A small-length regulator could forbid the smallest primordial black holes, creating a mass gap
A new paper studies how simple modifications of gravity that remove singularities can stop very small black holes from forming in the early universe. The authors introduce a gravitational regulator length, call it ℓ, and show that when ℓ is nonzero there is a minimum black hole mass M_gap below which no horizon forms. The order of magnitude of that mass gap is set by M_gap ~ c^2 ℓ / G, with smaller corrections that depend on the horizon radius at the time of formation, R_H.
To reach this result the researchers build effective equations for spherical matter shells in a cosmological setting. They model the regulator by a nonlocal modification of the Newtonian operator, using a form factor exp(−ℓ^2 ∇^2). That choice “smears” point sources over a length of order ℓ, turning delta-function densities into three-dimensional Gaussians. Using a spectral decomposition of the radial Laplacian, they compute the modified gravitational potentials and effective densities for a point mass, a hollow spherical shell, and a solid sphere. These ingredients let them derive a set of modified Friedmann-type equations and an effective potential for collapsing shells.

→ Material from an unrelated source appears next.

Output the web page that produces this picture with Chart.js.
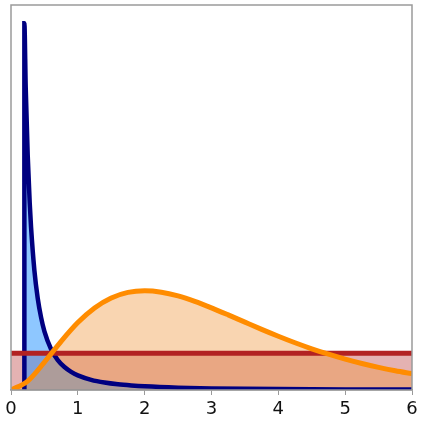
<!DOCTYPE html>
<html lang="en">
<head>
  <meta charset="UTF-8">
  <title>Distributions</title>
  <style>
    html, body { margin: 0; padding: 0; background: white; }
    #wrap { width: 423px; height: 423px; }
  </style>
</head>
<body>
  <div id="wrap"><canvas id="myChart" width="423" height="423"></canvas></div>

  <script src="https://cdn.jsdelivr.net/npm/chart.js"></script>
  <script>
    // values
    const paretoX = [0.2, 0.2, 0.22, 0.25, 0.28, 0.3, 0.35, 0.4, 0.45, 0.5, 0.6, 0.7, 0.8, 0.9, 1.0, 1.2, 1.4, 1.6, 1.8, 2.0, 2.5, 3.0, 3.5, 4.0, 5.0, 6.0];
    const paretoY = [0, 5.0, 4.13, 3.2, 2.55, 2.22, 1.63, 1.25, 0.99, 0.8, 0.556, 0.408, 0.313, 0.247, 0.2, 0.139, 0.102, 0.078, 0.062, 0.05, 0.032, 0.022, 0.016, 0.0125, 0.008, 0.0056];

    const gammaX = [0, 0.25, 0.5, 0.75, 1.0, 1.25, 1.5, 1.75, 2.0, 2.25, 2.5, 2.75, 3.0, 3.25, 3.5, 3.75, 4.0, 4.25, 4.5, 4.75, 5.0, 5.25, 5.5, 5.75, 6.0];
    const gammaY = [0, 0.122, 0.379, 0.664, 0.92, 1.119, 1.255, 1.331, 1.353, 1.334, 1.283, 1.209, 1.12, 1.024, 0.925, 0.827, 0.733, 0.644, 0.562, 0.488, 0.421, 0.362, 0.309, 0.263, 0.223];

    const flatX = [0, 6];
    const flatY = [0.5, 0.5];

    const xTicks = [0, 1, 2, 3, 4, 5, 6];

    const pts = (xs, ys) => xs.map((x, i) => ({ x, y: ys[i] }));

    const frame = {
      id: 'frame',
      afterDraw(chart) {
        const { ctx, chartArea: a } = chart;
        ctx.save();
        ctx.strokeStyle = '#9a9a9a';
        ctx.lineWidth = 1.5;
        ctx.strokeRect(a.left, a.top, a.right - a.left, a.bottom - a.top);
        ctx.restore();
      }
    };

    // shaded areas (drawn last-to-first: red, blue, orange) then the lines on top
    const area = (data, color) => ({
      data, backgroundColor: color, borderWidth: 0, fill: 'origin',
      cubicInterpolationMode: 'monotone'
    });
    const line = (data, color, w) => ({
      data, borderColor: color, borderWidth: w, fill: false,
      cubicInterpolationMode: 'monotone'
    });

    const ctx = document.getElementById('myChart');
    new Chart(ctx, {
      type: 'line',
      data: {
        datasets: [
          line(pts(gammaX, gammaY), '#ff8c00', 5),
          line(pts(flatX, flatY), '#b22222', 5),
          line(pts(paretoX, paretoY), '#000080', 4.5),
          area(pts(gammaX, gammaY), 'rgba(240,150,60,0.4)'),
          area(pts(paretoX, paretoY), 'rgba(30,144,255,0.5)'),
          area(pts(flatX, flatY), 'rgba(178,34,34,0.35)')
        ]
      },
      options: {
        responsive: false,
        animation: false,
        layout: { padding: { left: 11, right: 11, top: 5, bottom: 0 } },
        elements: { point: { radius: 0 } },
        plugins: {
          legend: { display: false },
          tooltip: { enabled: false },
          filler: { drawTime: 'beforeDatasetsDraw' }
        },
        scales: {
          x: {
            type: 'linear',
            min: 0,
            max: 6,
            afterBuildTicks: (s) => { s.ticks = xTicks.map(v => ({ value: v })); },
            afterFit: (s) => { s.height = 33; },
            grid: { drawOnChartArea: false, color: '#9a9a9a', tickLength: 5 },
            border: { color: '#9a9a9a', width: 1.5 },
            ticks: {
              color: '#111',
              padding: 4,
              maxRotation: 0,
              font: { family: 'DejaVu Sans', size: 18 }
            }
          },
          y: {
            display: false,
            min: 0,
            max: 5.25
          }
        }
      },
      plugins: [frame]
    });
  </script>
</body>
</html>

One direct physical consequence they report is an increase of the gravitational free-fall time when ℓ > 0. Numerically, the free-fall time becomes radius dependent and diverges as the object size R becomes much smaller than ℓ. In cosmological terms this leads to a primordial black hole mass gap M_gap(ℓ, R_H) so that below that mass no black-hole horizon can form. For a wide range of fluid equations of state (ω from 0 to 1/3) they show this mass gap implies a modified Carr criterion at horizon crossing of the form δ_H > 2 G M_gap / R_H − 1. If the horizon size at formation is similar to the regulator (R_H ~ ℓ), this new criterion can be stricter than the traditional Carr density-contrast condition.